If you refuse to reflect on these questions, others will tell you what to do in line with their notions. Your thoughts will be controlled by outside parties. Sometimes it doesn’t fit very well, but you don’t do anything about it because you are cowardly, inept and lazy. You moan, you scold, and you condemn, putting everyone in a bad mood. You are a weakling who just cannot be taught.

Reflection calls on you to get out of your rut, to pause, become quiet, listen to yourself, think about your thoughts, words and actions, re-examine your relati­onship with your fellow human beings – and ask yourself questions!

Imper­fection: Even if we would like to be perfect, and we are constantly tempted to try, we are not perfect, all-knowing, almighty, omnipresent, timeless, absolutely just, showing uncon­di­tional love. No, we are imperfect.

This is what motivates us in life: Expanding our knowledge without any limits, gaining new insights, gathering experience, learning lessons, correcting ourselves, improving, recognizing inter­ac­tions, making distinc­tions down to the last detail, thinking in terms of alter­na­tives, sharpening our senses, seeing and hearing precisely …

We are so talented! It is so much fun to use one’s talents! You may have to overcome yourself, at least at the beginning or when starting over, but it is so worth it! It is not unlike the incre­dible view after hiking to the top of a summit or the feeling of euphoria after you have run a marathon.

Character gives freedom

Feelings: If you allow them to run rampant, you will lose your freedom. And you will demote your sense of reason to its lackey, which has to keep coming up with new justi­fi­ca­tions and excuses. Without a robust character, you can’t come to terms with your feelings, and they turn into a danger. You cannot live them as love and joy.

My character deter­mines the way I deal with myself and with my fellow human beings. Am I honest with myself? And with others? Do I deal with my things carefully? And with those of others? Am I reliable? Can I count on myself? Can I do without things? Can I be seduced? Can I admit to mistakes? Do I keep my word? Can I restrain myself? Am I so self-assured that I can live to my fullest?

If you are the epitome of self-control, you have misun­derstood the meaning of character. My character, which like all of my other expres­sions of life requires ongoing self-impro­vement, gives me security in my actions. Without it, I would have to reflect in every situation. It gives me the freedom to be sponta­neous. It helps me to diminish the discrepancy between self-perception and other perception. It opens up the joys of life to me!

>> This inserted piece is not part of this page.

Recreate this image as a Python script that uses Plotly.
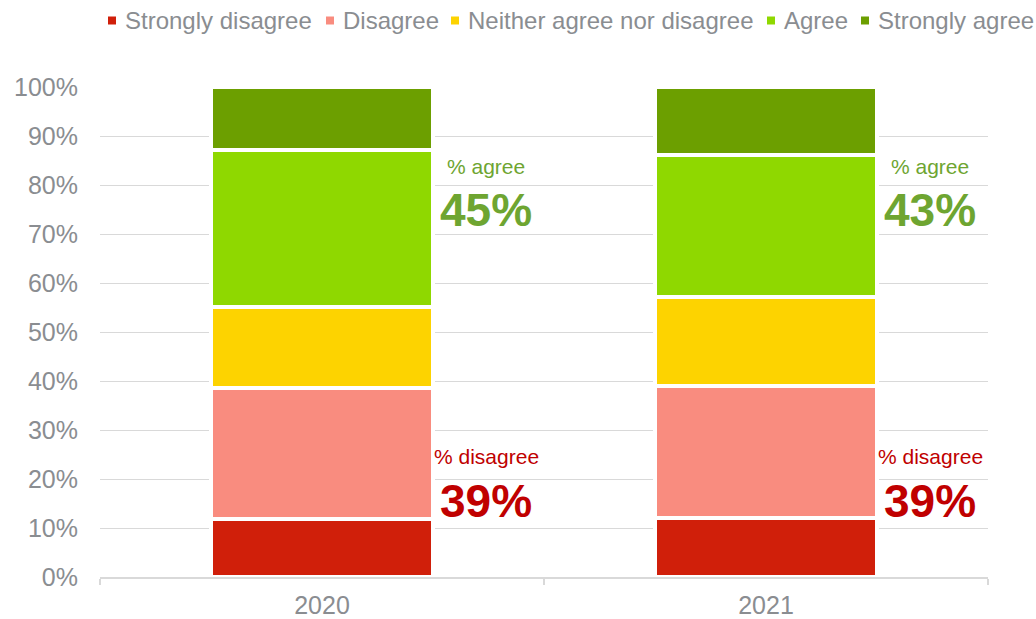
import plotly.graph_objects as go

# Survey responses by year (percent of respondents)
years = ["2020", "2021"]
strongly_disagree = [11.9, 12.0]
disagree = [26.7, 27.0]
neither = [16.5, 18.1]
agree = [32.1, 29.0]
strongly_agree = [12.8, 13.9]

series_names = ["Strongly disagree", "Disagree", "Neither agree nor disagree",
                "Agree", "Strongly agree"]
series_colors = ["#d01f0a", "#f98c7f", "#fdd300", "#8fd800", "#6c9f00"]
tick_values = [0, 10, 20, 30, 40, 50, 60, 70, 80, 90, 100]
tick_labels = [f"{v}%" for v in tick_values]

FONT = "Liberation Sans, Arial, sans-serif"
GREY = "#8a8d91"
AGREE_COLOR = "#6ea531"
DISAGREE_COLOR = "#c00000"

W, H = 1036, 619
M_L, M_R, M_T, M_B = 100, 48, 87, 42
PLOT_W = W - M_L - M_R
PLOT_H = H - M_T - M_B


def px_to_paper_x(px):
    return (px - M_L) / PLOT_W


def px_to_paper_y(py):
    return (H - M_B - py) / PLOT_H


series = [strongly_disagree, disagree, neither, agree, strongly_agree]

fig = go.Figure()
for name, vals, color in zip(series_names, series, series_colors):
    fig.add_trace(go.Bar(
        x=years, y=vals, name=name, width=0.5,
        marker=dict(color=color, line=dict(color="white", width=4)),
        showlegend=False, hoverinfo="name+y",
    ))

# Key along the top: small colour square followed by the series name
legend_text_left = [124, 342, 467, 783, 877]
legend_row_y = 20.5
swatch = 8
shapes = []
annotations = []
for name, color, tx in zip(series_names, series_colors, legend_text_left):
    shapes.append(dict(
        type="rect", xref="paper", yref="paper", layer="above",
        x0=px_to_paper_x(tx - 16), x1=px_to_paper_x(tx - 16 + swatch),
        y0=px_to_paper_y(legend_row_y + swatch / 2), y1=px_to_paper_y(legend_row_y - swatch / 2),
        fillcolor=color, line=dict(width=0),
    ))
    annotations.append(dict(
        x=px_to_paper_x(tx), y=px_to_paper_y(legend_row_y), xref="paper", yref="paper",
        xanchor="left", yanchor="middle", text=name, showarrow=False, borderpad=0,
        font=dict(family=FONT, size=24, color=GREY),
    ))

# Summary labels: share agreeing and disagreeing per year
for i, year in enumerate(years):
    pct_agree = round(agree[i] + strongly_agree[i])
    pct_disagree = round(strongly_disagree[i] + disagree[i])
    xpos = i + 0.37
    annotations += [
        dict(x=xpos, y=83.7, xref="x", yref="y", text="% agree", showarrow=False,
             font=dict(family=FONT, size=21, color=AGREE_COLOR)),
        dict(x=xpos, y=75.0, xref="x", yref="y", text=f"<b>{pct_agree}%</b>", showarrow=False,
             font=dict(family=FONT, size=46, color=AGREE_COLOR)),
        dict(x=xpos, y=24.6, xref="x", yref="y", text="% disagree", showarrow=False,
             font=dict(family=FONT, size=21, color=DISAGREE_COLOR)),
        dict(x=xpos, y=15.6, xref="x", yref="y", text=f"<b>{pct_disagree}%</b>", showarrow=False,
             font=dict(family=FONT, size=46, color=DISAGREE_COLOR)),
    ]

fig.update_layout(
    width=W, height=H,
    barmode="stack",
    showlegend=False,
    plot_bgcolor="white", paper_bgcolor="white",
    margin=dict(l=M_L, r=M_R, t=M_T, b=M_B, pad=0, autoexpand=False),
    font=dict(family=FONT, color=GREY),
    annotations=annotations,
    shapes=shapes,
)
fig.update_xaxes(
    type="category", range=[-0.5, 1.5], automargin=False,
    showline=True, linecolor="#d9d9d9", linewidth=1.5,
    ticks="outside", tickson="boundaries", ticklen=6, tickcolor="#d9d9d9", tickwidth=1.5,
    tickfont=dict(family=FONT, size=25, color=GREY),
    showgrid=False, ticklabelstandoff=5,
)
fig.update_yaxes(
    range=[0, 100], tickmode="array", tickvals=tick_values, ticktext=tick_labels,
    automargin=False,
    showgrid=True, gridcolor="#d9d9d9", gridwidth=1.3,
    zeroline=False, showline=False, ticks="",
    tickfont=dict(family=FONT, size=25, color=GREY),
    ticklabelstandoff=21,
)

fig.write_html("out.html")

The freedom given to me by my character must be used, to keep orienting myself and my fellow human beings toward what makes life in this world worth living. This means focusing attention on people who build peace, save lives, comfort others, give love, alleviate need, create values, resolve conflicts, give praise and recognition, provide hospi­tality, excite us with works of music and art, … discover nature and immerse themselves in it.

In order to allow this orien­tation to predo­minate, we have to shift our gaze from what brings us down, spoils our mood and turns us into spoil sports. We cannot pay any more attention to what is bad and reckless than what is required to keep it in check. This begins with us: not allowing our alter ego to get the upper hand, and overcoming ourselves.

Our yearnings give us notions of absolute justice, boundless freedom, unlimited knowledge, unbre­akable peace and total love. The name for our notions of perfection based on our yearning is God. Living toward God, in the conviction that death is not the absolute end, but the start of a new beginning, gives us hope. Our self-esteem that is filled with joy can hinge on this.